Проведя рукой по волосам, Эврет встал. Левана на мгновение подумала, что он собирается сыграть. Поклонится, и они начнут заново. Но вместо этого он обошёл её и повернулся к одеялу на кровати.
— Я устал, Левана. Давай завтра поговорим, ладно?
Завтра.
Завтра они всё ещё будут женаты. И на следующий день. И ещё. Всю вечность он будет её мужем и не будет её любить. Желать. Верить.
Она вздрогнула, боясь больше, чем за всё время.
После стольких лет в лунных чарах их было почти невозможно отпустить. Её мозг изо всех сил пытался сбросить её вид.
Дрожа, она обернулась.
Эврет почти снял рубашку. Он бросил её на кровать и поднял взгляд.

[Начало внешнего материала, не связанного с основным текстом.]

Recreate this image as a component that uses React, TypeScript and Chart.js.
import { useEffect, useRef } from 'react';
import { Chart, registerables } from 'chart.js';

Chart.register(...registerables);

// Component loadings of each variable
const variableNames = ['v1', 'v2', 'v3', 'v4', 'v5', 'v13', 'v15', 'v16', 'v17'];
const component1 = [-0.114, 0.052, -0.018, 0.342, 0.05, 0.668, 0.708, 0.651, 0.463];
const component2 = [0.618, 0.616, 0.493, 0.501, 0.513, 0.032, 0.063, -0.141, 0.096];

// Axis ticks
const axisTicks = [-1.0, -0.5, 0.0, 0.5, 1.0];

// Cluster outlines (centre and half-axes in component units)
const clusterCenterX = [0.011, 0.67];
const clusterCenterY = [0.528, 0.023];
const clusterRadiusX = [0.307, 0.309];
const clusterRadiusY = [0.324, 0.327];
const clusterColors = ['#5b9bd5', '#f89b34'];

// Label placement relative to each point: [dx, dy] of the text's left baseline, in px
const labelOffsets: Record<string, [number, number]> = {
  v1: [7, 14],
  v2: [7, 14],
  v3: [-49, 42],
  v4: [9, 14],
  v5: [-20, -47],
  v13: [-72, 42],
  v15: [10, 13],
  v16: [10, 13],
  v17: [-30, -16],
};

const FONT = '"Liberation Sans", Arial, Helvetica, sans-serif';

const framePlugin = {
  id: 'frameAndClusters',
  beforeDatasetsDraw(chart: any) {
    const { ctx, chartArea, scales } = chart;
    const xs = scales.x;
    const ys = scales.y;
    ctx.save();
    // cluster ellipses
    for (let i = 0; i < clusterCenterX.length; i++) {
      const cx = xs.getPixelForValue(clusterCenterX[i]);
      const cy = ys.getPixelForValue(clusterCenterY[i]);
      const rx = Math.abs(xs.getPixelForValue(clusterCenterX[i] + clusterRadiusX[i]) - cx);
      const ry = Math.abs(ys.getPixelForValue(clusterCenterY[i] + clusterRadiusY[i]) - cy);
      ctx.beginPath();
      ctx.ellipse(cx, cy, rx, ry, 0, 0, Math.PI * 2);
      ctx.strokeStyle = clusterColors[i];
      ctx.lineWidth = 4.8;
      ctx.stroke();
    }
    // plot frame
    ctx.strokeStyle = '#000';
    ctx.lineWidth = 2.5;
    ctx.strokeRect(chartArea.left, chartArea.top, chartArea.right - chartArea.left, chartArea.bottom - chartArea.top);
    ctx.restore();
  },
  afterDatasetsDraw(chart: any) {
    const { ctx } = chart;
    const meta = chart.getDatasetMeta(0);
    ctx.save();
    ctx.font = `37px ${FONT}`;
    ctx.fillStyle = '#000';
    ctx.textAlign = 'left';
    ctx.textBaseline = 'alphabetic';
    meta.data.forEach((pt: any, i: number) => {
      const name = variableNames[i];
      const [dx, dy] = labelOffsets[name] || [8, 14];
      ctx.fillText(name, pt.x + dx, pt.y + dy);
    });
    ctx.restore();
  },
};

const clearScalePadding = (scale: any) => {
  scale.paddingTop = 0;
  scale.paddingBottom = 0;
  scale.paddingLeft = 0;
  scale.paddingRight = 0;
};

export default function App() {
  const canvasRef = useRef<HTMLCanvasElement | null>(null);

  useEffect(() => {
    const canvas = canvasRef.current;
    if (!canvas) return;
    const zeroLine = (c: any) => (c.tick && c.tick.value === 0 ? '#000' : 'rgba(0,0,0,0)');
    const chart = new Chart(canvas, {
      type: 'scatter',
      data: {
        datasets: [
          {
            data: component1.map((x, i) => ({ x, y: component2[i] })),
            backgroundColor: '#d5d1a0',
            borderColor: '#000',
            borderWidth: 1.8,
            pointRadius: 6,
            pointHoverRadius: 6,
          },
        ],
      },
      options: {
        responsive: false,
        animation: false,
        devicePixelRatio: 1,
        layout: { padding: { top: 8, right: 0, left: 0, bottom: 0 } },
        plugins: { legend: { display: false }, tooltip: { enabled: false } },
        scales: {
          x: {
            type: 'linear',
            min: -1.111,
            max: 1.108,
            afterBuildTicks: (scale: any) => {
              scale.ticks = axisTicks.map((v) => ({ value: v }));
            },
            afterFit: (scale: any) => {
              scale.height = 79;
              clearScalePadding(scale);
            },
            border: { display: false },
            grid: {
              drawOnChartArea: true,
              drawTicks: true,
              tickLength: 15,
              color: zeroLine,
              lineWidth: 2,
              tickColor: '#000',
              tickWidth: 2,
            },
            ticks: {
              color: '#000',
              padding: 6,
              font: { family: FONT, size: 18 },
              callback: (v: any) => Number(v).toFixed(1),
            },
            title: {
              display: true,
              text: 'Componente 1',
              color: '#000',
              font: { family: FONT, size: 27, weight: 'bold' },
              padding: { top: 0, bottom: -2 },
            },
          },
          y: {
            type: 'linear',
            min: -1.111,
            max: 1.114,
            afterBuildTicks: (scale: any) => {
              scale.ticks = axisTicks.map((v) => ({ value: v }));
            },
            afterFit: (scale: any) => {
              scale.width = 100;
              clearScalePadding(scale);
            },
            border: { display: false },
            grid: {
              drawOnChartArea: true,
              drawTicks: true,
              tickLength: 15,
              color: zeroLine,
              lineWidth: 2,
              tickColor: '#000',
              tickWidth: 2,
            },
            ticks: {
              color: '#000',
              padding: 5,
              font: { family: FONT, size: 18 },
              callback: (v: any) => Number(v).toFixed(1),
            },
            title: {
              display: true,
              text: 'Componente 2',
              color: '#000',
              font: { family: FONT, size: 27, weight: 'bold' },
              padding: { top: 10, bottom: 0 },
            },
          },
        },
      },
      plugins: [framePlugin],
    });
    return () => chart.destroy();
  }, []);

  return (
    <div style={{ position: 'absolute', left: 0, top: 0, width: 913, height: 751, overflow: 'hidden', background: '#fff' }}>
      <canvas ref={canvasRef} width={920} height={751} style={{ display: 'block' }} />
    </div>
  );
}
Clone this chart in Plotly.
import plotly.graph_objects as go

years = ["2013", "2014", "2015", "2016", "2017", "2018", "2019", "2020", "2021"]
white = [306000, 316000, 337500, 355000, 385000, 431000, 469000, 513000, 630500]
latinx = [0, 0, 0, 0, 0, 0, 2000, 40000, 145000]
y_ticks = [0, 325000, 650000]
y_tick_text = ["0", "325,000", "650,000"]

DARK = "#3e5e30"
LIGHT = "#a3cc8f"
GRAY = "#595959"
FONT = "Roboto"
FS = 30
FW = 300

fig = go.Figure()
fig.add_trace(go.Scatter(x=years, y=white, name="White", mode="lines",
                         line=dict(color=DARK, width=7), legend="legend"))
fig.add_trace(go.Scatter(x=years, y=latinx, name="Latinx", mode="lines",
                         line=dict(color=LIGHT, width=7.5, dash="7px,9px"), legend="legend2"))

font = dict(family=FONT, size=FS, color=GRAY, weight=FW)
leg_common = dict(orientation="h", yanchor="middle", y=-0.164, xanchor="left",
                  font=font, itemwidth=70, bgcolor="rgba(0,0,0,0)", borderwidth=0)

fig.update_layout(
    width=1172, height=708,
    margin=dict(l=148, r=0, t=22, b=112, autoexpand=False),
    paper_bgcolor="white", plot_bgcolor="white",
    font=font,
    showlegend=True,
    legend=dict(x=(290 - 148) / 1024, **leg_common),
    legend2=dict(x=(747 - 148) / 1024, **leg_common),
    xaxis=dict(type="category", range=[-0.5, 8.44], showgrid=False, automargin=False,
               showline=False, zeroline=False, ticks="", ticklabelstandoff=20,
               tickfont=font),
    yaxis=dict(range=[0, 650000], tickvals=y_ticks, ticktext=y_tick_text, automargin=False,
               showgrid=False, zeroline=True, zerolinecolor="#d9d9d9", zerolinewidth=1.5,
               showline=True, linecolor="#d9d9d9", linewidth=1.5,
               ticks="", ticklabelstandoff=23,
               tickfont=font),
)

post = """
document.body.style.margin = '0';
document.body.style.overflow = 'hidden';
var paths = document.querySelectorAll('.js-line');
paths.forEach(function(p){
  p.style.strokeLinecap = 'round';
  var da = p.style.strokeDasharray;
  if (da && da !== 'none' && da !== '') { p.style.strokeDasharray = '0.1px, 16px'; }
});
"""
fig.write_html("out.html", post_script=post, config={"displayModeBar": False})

Задохнувшись, он отступил на шаг, едва не сбив бра со стены.
Левана отшатнулась, обхватив себя руками. Она опустила голову, и волосы упали на её лицо, скрывая всё, что можно. Она подавила желание прикрыть шрамы руками. Отказалась натянуть чары.
Чары, что он всегда любил.
Чары, что он всегда ненавидел.
Казалось, сначала он даже не дышал. Просто смотрел на неё, в ужасе потеряв дар речи. Наконец-то он сжал губы, положил дрожащую руку на спинку кровати, чтобы не упасть. Тяжело сглотнул.

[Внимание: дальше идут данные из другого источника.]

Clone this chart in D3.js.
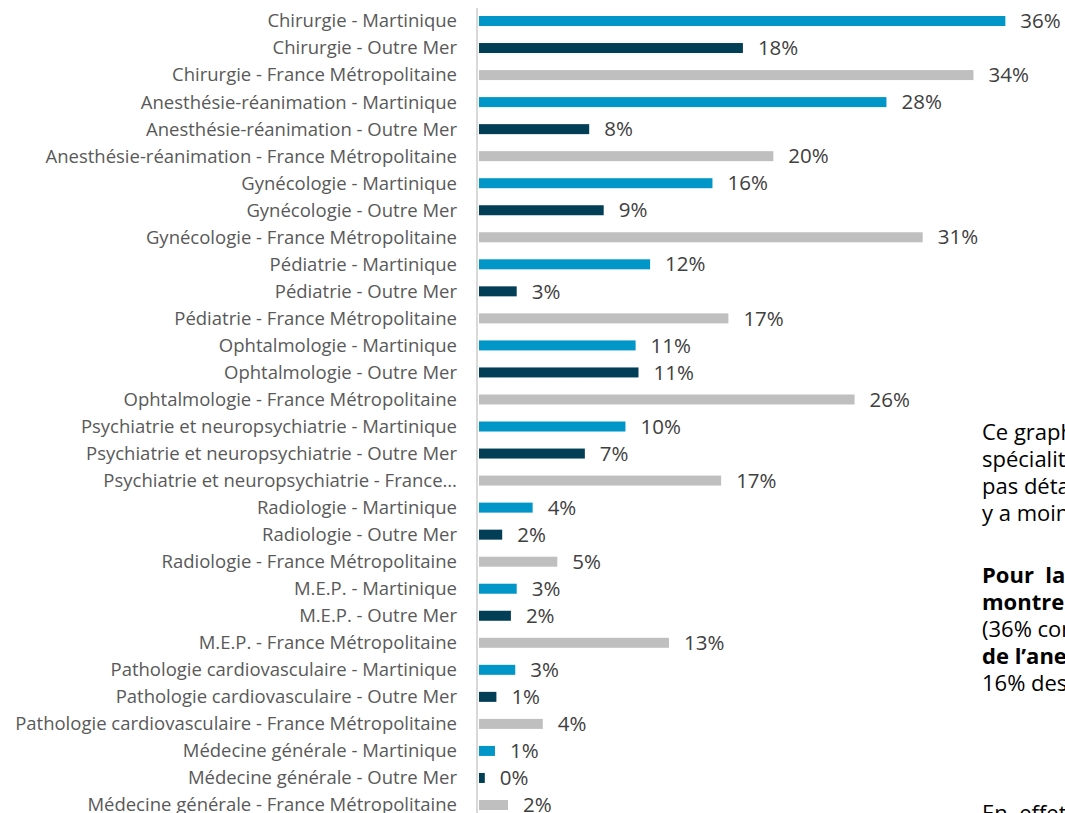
<!DOCTYPE html>
<html>
<head>
<meta charset="utf-8">
<script src="https://cdn.jsdelivr.net/npm/d3@7"></script>
<style>
  body { margin: 0; background: #fff; overflow: hidden; }
  svg { display: block; }
  .y-axis text { font-family: "Open Sans", sans-serif; font-size: 18.5px; fill: #595959; }
  .value { font-family: "Open Sans", sans-serif; font-size: 20.5px; fill: #404040; }
  .note { font-family: "Open Sans", sans-serif; font-size: 22px; fill: #000; }
</style>
</head>
<body>
<div id="chart"></div>
<script>
const specialites = [
  'Chirurgie', 'Anesthésie-réanimation', 'Gynécologie', 'Pédiatrie', 'Ophtalmologie',
  'Psychiatrie et neuropsychiatrie', 'Radiologie', 'M.E.P.', 'Pathologie cardiovasculaire',
  'Médecine générale',
];
const regions = ['Martinique', 'Outre Mer', 'France Métropolitaine'];
const martinique = [36.3, 28.1, 16.1, 11.8, 10.8, 10.1, 3.7, 2.6, 2.5, 1.1];
const outreMer = [18.2, 7.6, 8.6, 2.6, 11.0, 7.3, 1.6, 2.2, 1.2, 0.4];
const franceMetro = [34.1, 20.3, 30.6, 17.2, 25.9, 16.7, 5.4, 13.1, 4.4, 2.0];
const colors = ['#0096c8', '#023f57', '#bfbfbf'];

// lines of the commentary block on the right (cut by the page edge)
const noteLines = [
  { text: 'Ce graphique', bold: false, row: 15.2 },
  { text: 'spécialités', bold: false, row: 16.2 },
  { text: 'pas détaillées', bold: false, row: 17.2 },
  { text: 'y a moins', bold: false, row: 18.2 },
  { text: 'Pour  la', bold: true, row: 20.5 },
  { text: 'montrent', bold: true, row: 21.5 },
  { text: '(36% contre', bold: false, row: 22.5 },
  { text: 'de l’anesthésie', bold: true, row: 23.5 },
  { text: '16% des', bold: false, row: 24.5 },
  { text: 'En  effet', bold: false, row: 29.3 },
];

const values = [martinique, outreMer, franceMetro];
const rows = [];
specialites.forEach((s, i) => {
  regions.forEach((r, j) => {
    rows.push({ label: `${s} - ${r}`, value: values[j][i], region: j });
  });
});

const width = 1065;
const height = 813;

const svg = d3.select('#chart').append('svg')
  .attr('width', width)
  .attr('height', height);

const x = d3.scaleLinear().domain([0, 40]).range([479, 479 + 580]);
const y = d3.scalePoint().domain(rows.map((d) => d.label)).range([21, 805]);
const barHeight = 10;

// vertical axis line
svg.append('line')
  .attr('x1', 477).attr('x2', 477)
  .attr('y1', 8).attr('y2', height)
  .attr('stroke', '#d9d9d9')
  .attr('stroke-width', 2);

const yAxis = d3.axisLeft(y).tickSize(0).tickPadding(20);
const yAxisGroup = svg.append('g')
  .attr('class', 'y-axis')
  .attr('transform', 'translate(477,0)')
  .call(yAxis);
yAxisGroup.select('.domain').remove();
yAxisGroup.selectAll('text').attr('font-family', null).attr('font-size', null);

// labels too wide for the margin lose whole words and get an ellipsis
const maxLabel = 455;
yAxisGroup.selectAll('text').each(function () {
  const t = d3.select(this);
  const words = t.text().split(' ');
  while (words.length > 1 && this.getComputedTextLength() > maxLabel) {
    words.pop();
    t.text(`${words.join(' ')}…`);
  }
});

svg.selectAll('.bar')
  .data(rows)
  .join('rect')
  .attr('class', 'bar')
  .attr('x', x(0))
  .attr('y', (d) => y(d.label) - barHeight / 2)
  .attr('width', (d) => x(d.value) - x(0))
  .attr('height', barHeight)
  .attr('fill', (d) => colors[d.region]);

svg.selectAll('.value')
  .data(rows)
  .join('text')
  .attr('class', 'value')
  .attr('x', (d) => x(d.value) + 15)
  .attr('y', (d) => y(d.label))
  .attr('dy', '0.35em')
  .text((d) => `${Math.round(d.value)}%`);

const step = y.step();
svg.selectAll('.note')
  .data(noteLines)
  .join('text')
  .attr('class', 'note')
  .attr('x', 982)
  .attr('y', (d) => 21 + d.row * step)
  .attr('dy', '0.35em')
  .style('font-weight', (d) => (d.bold ? 'bold' : 'normal'))
  .style('white-space', 'pre')
  .text((d) => d.text);
</script>
</body>
</html>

— Вот, — сказала она, когда новые слёзы потекли из её целого глаза. — Правда, которую я не хотела тебе показывать. Теперь ты счастлив?
Он моргал слишком часто, и она могла понять, как трудно теперь держать её взгляд. Не смотреть в сторону, а ведь ему явно хотелось.

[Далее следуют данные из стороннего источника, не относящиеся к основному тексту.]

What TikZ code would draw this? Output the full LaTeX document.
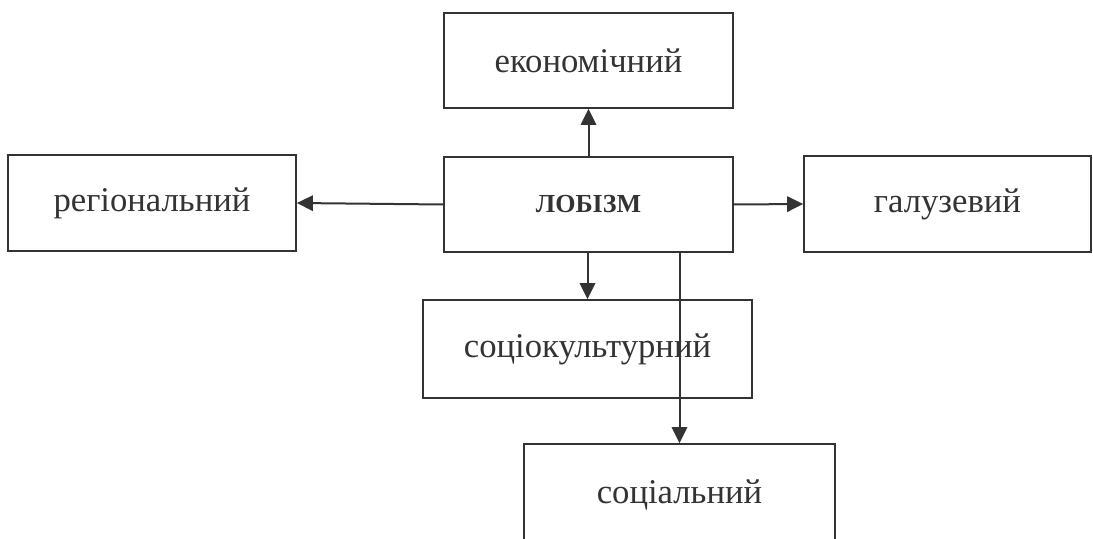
\documentclass[tikz,border=0pt]{standalone}
\usepackage{fontspec}
\setmainfont{Liberation Serif}
\usetikzlibrary{arrows.meta}
\definecolor{ink}{HTML}{333333}
\begin{document}
\begin{tikzpicture} [x=0.75pt, y=-0.75pt,
            box_style/.style={rectangle, draw=ink, line width=1.3pt, text=ink, inner sep=0pt,
              font=\fontsize{26}{30}\selectfont},
            arrow_style/.style={draw=ink, line width=1.5pt, -{Triangle[length=12pt, width=11.5pt]}}]
            \clip (0,0) rectangle (1093,539);
            \node[box_style, minimum width=216.75pt, minimum height=71.25pt] (econ) at (588.5,60.5) {економічний};
            \node[box_style, minimum width=216.75pt, minimum height=71.25pt,
              font=\fontsize{19.5}{24}\selectfont\bfseries] (lobby) at (588.5,204.5) {ЛОБІЗМ};
            \node[box_style, minimum width=216pt, minimum height=72pt] (reg) at (152,203) {регіональний};
            \node[box_style, minimum width=215.25pt, minimum height=72pt] (gal) at (947.5,204) {галузевий};
            \node[box_style, minimum width=246.75pt, minimum height=73.5pt] (socult) at (587.5,349) {соціокультурний};
            \node[box_style, minimum width=233.25pt, minimum height=76.5pt] (soc) at (679.5,495) {соціальний};
            \draw[arrow_style] (lobby.north) -- (econ.south);
            \draw[arrow_style] (lobby.west) -- (reg.east);
            \draw[arrow_style] (lobby.east) -- (gal.west);
            \draw[arrow_style] (lobby.south -| socult.north) -- (socult.north);
            \draw[arrow_style] (lobby.south -| soc.north) -- (soc.north);
        \end{tikzpicture}
\end{document}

— Нет, — его голос звучал грубо. — Не счастлив.
— И если бы ты знал это с самого начала, то смог бы полюбить меня?
Он долго кусал губы, прежде чем начать.
— Я не знаю. Я… — он закрыл глаза, словно собираясь перед тем, как увидеть её. На этот раз он не дрогнул. — Дело не в том, как ты выглядишь или нет, Левана. Ты контролировала меня и манипулировала десять лет, — выражение его лица стало страдальческим. — Я хотел, чтобы ты показала мне это давно. Может быть, всё было бы иначе. Я не знаю. Теперь мы никогда не узнаем.
Он отвернулся. Левана смотрела на его спину, не чувствуя себя королевой. Она была глупым ребёнком, жалкой девушкой, хрупкой, разрушенной вещью.
— Я люблю тебя, — прошептала она. — Так сильно, как только можно.
Он напрягся, но даже если ответил, она ушла раньше и не смогла услышать.